Kamala Harris said outright that she would not trust a vaccine that emerged from the Trump administration's efforts to manufacture one. CNN declared the vaccine's creation and manufacture to be a political move that was sped up under Trumps' threats. Now CNN is reporting that social media companies must prepare for an onslaught of "COVID-19 vaccine misinformation," and find ways to guard against it.
Harris said "I will say that I would not trust Donald Trump and it would have to be a credible source of information that talks about the efficacy and the reliability of whatever he's talking about," she said. "I will not take his word for it." And Harris wasn't the only one.
New York's Governor Andrew Cuomo also said that he would not trust a vaccine made from the Trump administration's Operation Warp Speed, and would not allow its distribution in New York. Cuomo was so strident in his opposition to a vaccine that Trump, upon announcing that the trials had been effective and a vaccine would be imminent, said that New York wouldn't get any.
These baseless fears drove allegations of intentional corner-cutting with vaccines that came from pharma companies which teamed with the White House to get it done quickly and well. Harris and Cuomo drove the idea that a Trump vaccine could not be trusted, and mainstream media, including CNN, took their cues from that.
Interviewing Dr. Anthony Fauci on Sept. 3, CNN consistently inquired as to the likelihood that the shortened timeline for COVID vaccine development was politically motivated, and not for public health concerns.
After Fauci said a vaccine could be ready by the end of October, Jim Acosta asked "Should folks, in light of the fact that the end of October happens to be, not coincidentally, a few days before an election, and there has been evidence of politics getting in the way of the science here.
"Should folks at home listening right now be concerned that politics is influencing the timeline for a vaccine?"
"I don't think so, Jim," Fauci said.
"Are you confident that data will make this decision?" Acosta pressed. Fauci assured him that it would.
On Sept. 5, CNN discredited the coming vaccine, saying that "Trump has pressured administration health officials to accelerate the vaccine's development in an effort to convince voters of an impending end to the pandemic threatening his reelection."
On Sept. 14, CNN declared that most Americans "believe political pressure will cause [the] FDA to rush a coronavirus vaccine." They wrote that "If a Covid-19 vaccine was ready and available for free before the upcoming election, just over half of respondents, 54%, said they would not get one, while 42% said they would."
On Oct. 6, a CNN story on the vaccine said that "experts worry what Trump's undivided attention means for the fate of the vaccine. With so much obvious political pressure coming to bear, people may fear that the vaccines aren't safe for widespread use. Beyond that, they may lose trust in federal regulators and, possibly, in research science."
And now, with very little recognition of their own about face, they are saying the social media companies are responsible to make sure that the public has full faith and confidence is the vaccine. And they still blame Trump.

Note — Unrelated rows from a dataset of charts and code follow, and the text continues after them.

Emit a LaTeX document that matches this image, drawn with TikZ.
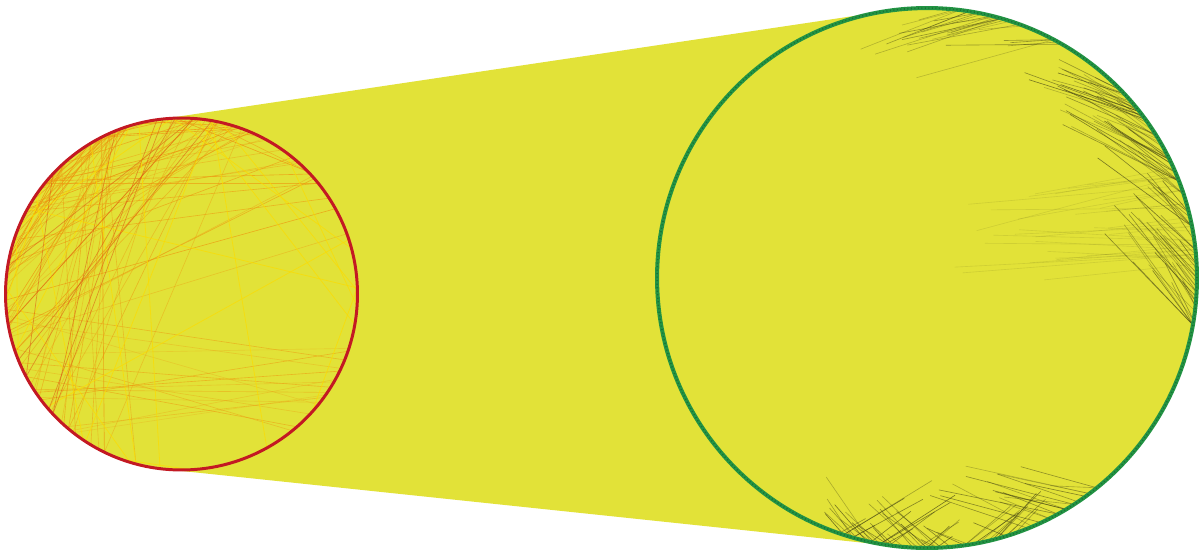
\documentclass[tikz,border=0pt]{standalone}
\usetikzlibrary{calc}
\definecolor{yel}{RGB}{226,226,56}
\definecolor{redline}{RGB}{195,25,35}
\definecolor{greenline}{RGB}{35,148,68}
\definecolor{darkgreen}{RGB}{20,85,40}
\definecolor{orangeL}{RGB}{238,150,15}
\definecolor{redorange}{RGB}{222,95,20}
\definecolor{brightyel}{RGB}{252,220,0}
\definecolor{olive}{RGB}{70,70,20}
\tikzset{
  disc/.style={circle, inner sep=0pt, outer sep=0pt, fill=yel},
  chordL/.style={line width=0.35pt, color=orangeL},
  chordR/.style={line width=0.35pt, color=olive},
}
\begin{document}
\begin{tikzpicture}[x=0.02cm,y=-0.02cm]
\useasboundingbox (0,0) rectangle (1203,551);
\fill[white] (0,0) rectangle (1203,551);
\node[disc, minimum size=7.04cm] (L) at (181.5,294) {};
\node[disc, minimum size=10.8cm] (R) at (927,278) {};
\fill[yel] (L.98) -- (R.98) -- (R.264) -- (L.264) -- cycle;
\pgfmathsetseed{11}
% left circle chords
\foreach \i in {1,...,32}{
  \pgfmathtruncatemacro\a{70+70*rnd}
  \pgfmathtruncatemacro\b{170+90*rnd}
  \pgfmathsetmacro\o{0.3+0.5*rnd}
  \draw[chordL, opacity=\o] (L.\a) -- (L.\b);
}
\foreach \i in {1,...,22}{
  \pgfmathtruncatemacro\a{140+60*rnd}
  \pgfmathtruncatemacro\b{20+60*rnd}
  \pgfmathsetmacro\o{0.3+0.5*rnd}
  \draw[chordL, opacity=\o] (L.\a) -- (L.\b);
}
\foreach \i in {1,...,22}{
  \pgfmathtruncatemacro\a{40+100*rnd}
  \pgfmathtruncatemacro\b{\a+20+40*rnd}
  \pgfmathsetmacro\o{0.4+0.5*rnd}
  \draw[chordL, opacity=\o] (L.\a) -- (L.\b);
}
\foreach \i in {1,...,16}{
  \pgfmathtruncatemacro\a{185+50*rnd}
  \pgfmathtruncatemacro\b{305+45*rnd}
  \pgfmathsetmacro\o{0.25+0.35*rnd}
  \draw[chordL, opacity=\o] (L.\a) -- (L.\b);
}
\foreach \i in {1,...,20}{
  \pgfmathtruncatemacro\a{360*rnd}
  \pgfmathtruncatemacro\b{360*rnd}
  \draw[line width=0.45pt, brightyel, opacity=0.7] (L.\a) -- (L.\b);
}
\foreach \i in {1,...,8}{
  \pgfmathtruncatemacro\a{80+60*rnd}
  \pgfmathtruncatemacro\b{170+70*rnd}
  \draw[line width=0.4pt, redorange, opacity=0.6] (L.\a) -- (L.\b);
}
% right circle: partial chords fading from the rim
\foreach \i in {1,...,25}{% top
  \pgfmathtruncatemacro\a{60+25*rnd}
  \pgfmathtruncatemacro\b{120+30*rnd}
  \pgfmathsetmacro\f{0.15+0.3*rnd}
  \pgfmathsetmacro\o{0.2+0.3*rnd}
  \draw[chordR, opacity=\o] (R.\a) -- ($(R.\a)!\f!(R.\b)$);
}
\foreach \i in {1,...,45}{% upper right
  \pgfmathtruncatemacro\a{18+27*rnd}
  \pgfmathtruncatemacro\b{75+35*rnd}
  \pgfmathsetmacro\f{0.15+0.3*rnd}
  \pgfmathsetmacro\o{0.3+0.4*rnd}
  \draw[chordR, opacity=\o] (R.\a) -- ($(R.\a)!\f!(R.\b)$);
}
\foreach \i in {1,...,35}{% right middle
  \pgfmathtruncatemacro\a{350+25*rnd}
  \pgfmathtruncatemacro\aa{mod(\a,360)}
  \pgfmathtruncatemacro\b{60+40*rnd}
  \pgfmathsetmacro\f{0.08+0.25*rnd}
  \pgfmathsetmacro\o{0.3+0.4*rnd}
  \draw[chordR, opacity=\o] (R.\aa) -- ($(R.\aa)!\f!(R.\b)$);
}
\foreach \i in {1,...,30}{% faint horizontal streaks
  \pgfmathtruncatemacro\a{360+25*rnd}
  \pgfmathtruncatemacro\aa{mod(\a,360)}
  \pgfmathtruncatemacro\b{165+25*rnd}
  \pgfmathsetmacro\f{0.15+0.3*rnd}
  \draw[chordR, opacity=0.12] (R.\aa) -- ($(R.\aa)!\f!(R.\b)$);
}
\foreach \i in {1,...,25}{% bottom, up-left
  \pgfmathtruncatemacro\a{250+40*rnd}
  \pgfmathtruncatemacro\b{170+50*rnd}
  \pgfmathsetmacro\f{0.06+0.16*rnd}
  \pgfmathsetmacro\o{0.35+0.4*rnd}
  \draw[chordR, opacity=\o] (R.\a) -- ($(R.\a)!\f!(R.\b)$);
}
\foreach \i in {1,...,25}{% bottom, up-right
  \pgfmathtruncatemacro\a{250+40*rnd}
  \pgfmathtruncatemacro\b{330+30*rnd}
  \pgfmathsetmacro\f{0.06+0.2*rnd}
  \pgfmathsetmacro\o{0.35+0.4*rnd}
  \draw[chordR, opacity=\o] (R.\a) -- ($(R.\a)!\f!(R.\b)$);
}
\foreach \i in {1,...,18}{% bottom right
  \pgfmathtruncatemacro\a{290+22*rnd}
  \pgfmathtruncatemacro\b{190+40*rnd}
  \pgfmathsetmacro\f{0.1+0.25*rnd}
  \pgfmathsetmacro\o{0.3+0.4*rnd}
  \draw[chordR, opacity=\o] (R.\a) -- ($(R.\a)!\f!(R.\b)$);
}
% outlines
\draw[redline, line width=1.7pt] (L.center) circle[radius=3.52cm];
\draw[greenline, line width=2.3pt] (R.center) circle[radius=5.4cm];
\draw[darkgreen, line width=0.9pt, opacity=0.55, dash pattern=on 0.6pt off 1.4pt] (R.center) circle[radius=5.4cm];
\end{tikzpicture}
\end{document}
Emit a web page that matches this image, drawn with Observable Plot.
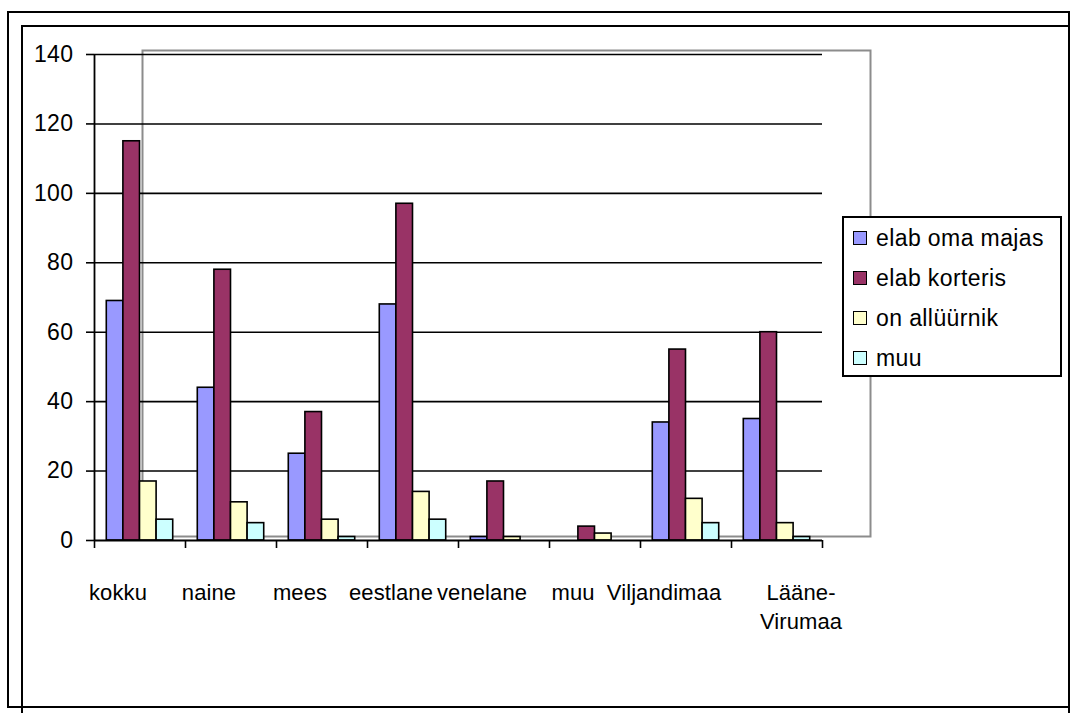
<!DOCTYPE html>
<html>
<head>
<meta charset="utf-8">
<script src="https://cdn.jsdelivr.net/npm/d3@7"></script>
<script src="https://cdn.jsdelivr.net/npm/@observablehq/plot@0.6"></script>
<style>
  body { margin: 0; background: #fff; font-family: "Liberation Sans", Arial, sans-serif; }
  #wrap { position: relative; width: 1070px; height: 713px; overflow: hidden; }
  #wrap svg { position: absolute; left: 0; top: 0; letter-spacing: 0.4px; }
  #wrap svg g[aria-label="text"] text { letter-spacing: 0.1px; }
  .box { position: absolute; border: 2px solid #000; box-sizing: border-box; }
  #legend { position: absolute; left: 842px; top: 216px; width: 220px; height: 161px;
    border: 2px solid #000; box-sizing: border-box; background: #fff; font-size: 23px; letter-spacing: 0.4px; color: #000; }
  .row { position: absolute; left: 0; height: 40px; width: 100%; }
  .sw { position: absolute; left: 9px; top: 13px; width: 14px; height: 14px; border: 1.5px solid #000; box-sizing: border-box; }
  .lab { position: absolute; left: 32px; top: 0; line-height: 40px; white-space: nowrap; }
</style>
</head>
<body>
<div id="wrap"></div>
<script>
// ---- data ----
const categories = ["kokku", "naine", "mees", "eestlane", "venelane", "muu", "Viljandimaa", "Lääne-Virumaa"];
const seriesNames = ["elab oma majas", "elab korteris", "on allüürnik", "muu"];
const omaMajas  = [69, 44, 25, 68, 1, 0, 34, 35];
const korteris  = [115, 78, 37, 97, 17, 4, 55, 60];
const allyyrnik = [17, 11, 6, 14, 1, 2, 12, 5];
const muuVal    = [6, 5, 1, 6, 0, 0, 5, 1];
const yTicks = [0, 20, 40, 60, 80, 100, 120, 140];
const colors = ["#9999FF", "#993366", "#FFFFCC", "#CCFFFF"];

const seriesValues = [omaMajas, korteris, allyyrnik, muuVal];
const rows = [];
seriesNames.forEach((s, si) => categories.forEach((c, ci) =>
  rows.push({cat: c, ci, series: s, si, value: seriesValues[si][ci]})));

const outer = 0.135;
const bw = (1 - 2 * outer) / seriesNames.length;
const font = "'Liberation Sans', Arial, sans-serif";

// labels that wrap onto two lines sit a little to the right (as in the original)
const singleLine = categories.filter(c => !c.includes("-"));
const wrapped = categories.filter(c => c.includes("-"));
const labelOpts = {
  x: d => categories.indexOf(d) + 0.5,
  frameAnchor: "bottom",
  dy: 38,
  lineAnchor: "top",
  lineHeight: 1.35,
  text: d => d.replace("-", "-\n"),
  fontSize: 22,
  fill: "#000"
};

const chart = Plot.plot({
  width: 1070,
  height: 713,
  marginLeft: 94,
  marginRight: 248,
  marginTop: 54,
  marginBottom: 173,
  style: {fontFamily: font, fontSize: "23px", color: "#000", background: "transparent", overflow: "visible"},
  x: {domain: [0, categories.length], axis: null},
  y: {domain: [0, 140], axis: null},
  color: {domain: seriesNames, range: colors},
  marks: [
    Plot.frame({stroke: "#8c8c8c", strokeWidth: 2, dx: 48, dy: -4}),
    Plot.ruleY(yTicks.slice(1), {stroke: "#000", strokeWidth: 1.6}),
    Plot.rect(rows, {
      x1: d => d.ci + outer + d.si * bw,
      x2: d => d.ci + outer + (d.si + 1) * bw,
      y1: 0,
      y2: "value",
      fill: "series",
      stroke: "#000",
      strokeWidth: 1.6
    }),
    Plot.ruleY([0], {stroke: "#000", strokeWidth: 1.8}),
    Plot.ruleX([0], {stroke: "#000", strokeWidth: 1.8}),
    Plot.axisY({ticks: yTicks, tickSize: 8, tickPadding: 13, strokeWidth: 1.6, fontSize: 23, label: null, tickFormat: d => String(d)}),
    Plot.axisX({ticks: d3.range(0, categories.length + 1), tickSize: 8, strokeWidth: 1.6, tickFormat: () => "", label: null}),
    Plot.text(singleLine, {...labelOpts, dx: -22}),
    Plot.text(wrapped, {...labelOpts, dx: 24})
  ]
});

const wrap = document.getElementById("wrap");
wrap.appendChild(chart);

// page borders
const b1 = document.createElement("div");
b1.className = "box";
Object.assign(b1.style, {left: "7px", top: "11px", width: "1063px", height: "697px"});
wrap.appendChild(b1);
const b2 = document.createElement("div");
b2.className = "box";
Object.assign(b2.style, {left: "21px", top: "25px", width: "1049px", height: "700px"});
wrap.appendChild(b2);

// legend
const legend = document.createElement("div");
legend.id = "legend";
seriesNames.forEach((s, i) => {
  const row = document.createElement("div");
  row.className = "row";
  row.style.top = (i * 40) + "px";
  const sw = document.createElement("div");
  sw.className = "sw";
  sw.style.background = colors[i];
  const lab = document.createElement("div");
  lab.className = "lab";
  lab.textContent = s;
  row.appendChild(sw);
  row.appendChild(lab);
  legend.appendChild(row);
});
wrap.appendChild(legend);
</script>
</body>
</html>
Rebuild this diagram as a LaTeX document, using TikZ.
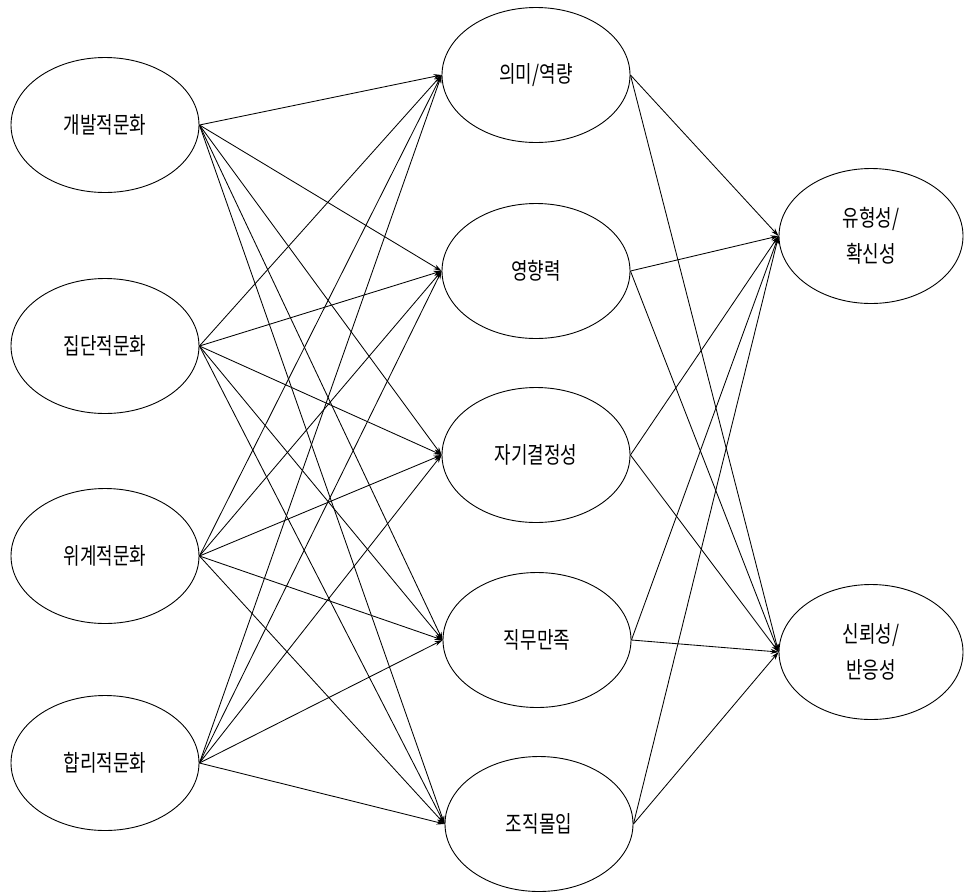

CNN said "Despite actions against anti-vaccine content since — some as recent as last month—Facebook has failed to totally quash the movement on its platforms. Now, with COVID-19 vaccines potentially making their way to some Americans as soon as this month, the tech companies will face their biggest test on this front yet. The stakes for them to get it right, after years of struggling to combat vaccine misinformation, couldn't be higher."
CNN doesn't note that Harris and Cuomo were some of those who were spreading fears and misinformation about the trustworthiness of a forthcoming vaccine. Instead, they quote Red Cross chief Francesco Rocca, who said "'Fake news' about a COVID-19 vaccine has become a second pandemic."
Additionally, CNN blames Trump for now not rolling out the vaccine fast enough, writing "The inoculation campaign will require a high level of public trust and will involve sharp ethical debates among officials about who should get the vaccine first. The entire program could be damaged if it is politicized."
In an effort now to promote the vaccine, numerous public figures have come forward to say that they definitely trust the vaccine, so much so that they would broadcast themselves getting the shot.
"Former Presidents Barack Obama, George W. Bush and Bill Clinton are willing to lend their star power for a good cause, saying this week that they would publicly take a coronavirus vaccine, once it's available in the U.S., to encourage skeptical Americans to do the same."
Obama said that "I promise you that when it's been made for people who are less at risk, I will be taking it. I may end up taking it on TV or having it filmed, just so that people know that I trust this science."
Science was not Harris' or Cuomo's motivator in September, nor was it CNN's, instead their primary concern was to discredit anything associated with Donald Trump, even if it meant spreading misinformation. When it suited their narrative to find fault with the vaccine they did so, now that they have no reason to suppress it, they are advocating for its safety and efficacy, and demanding that the rollout process be sped up.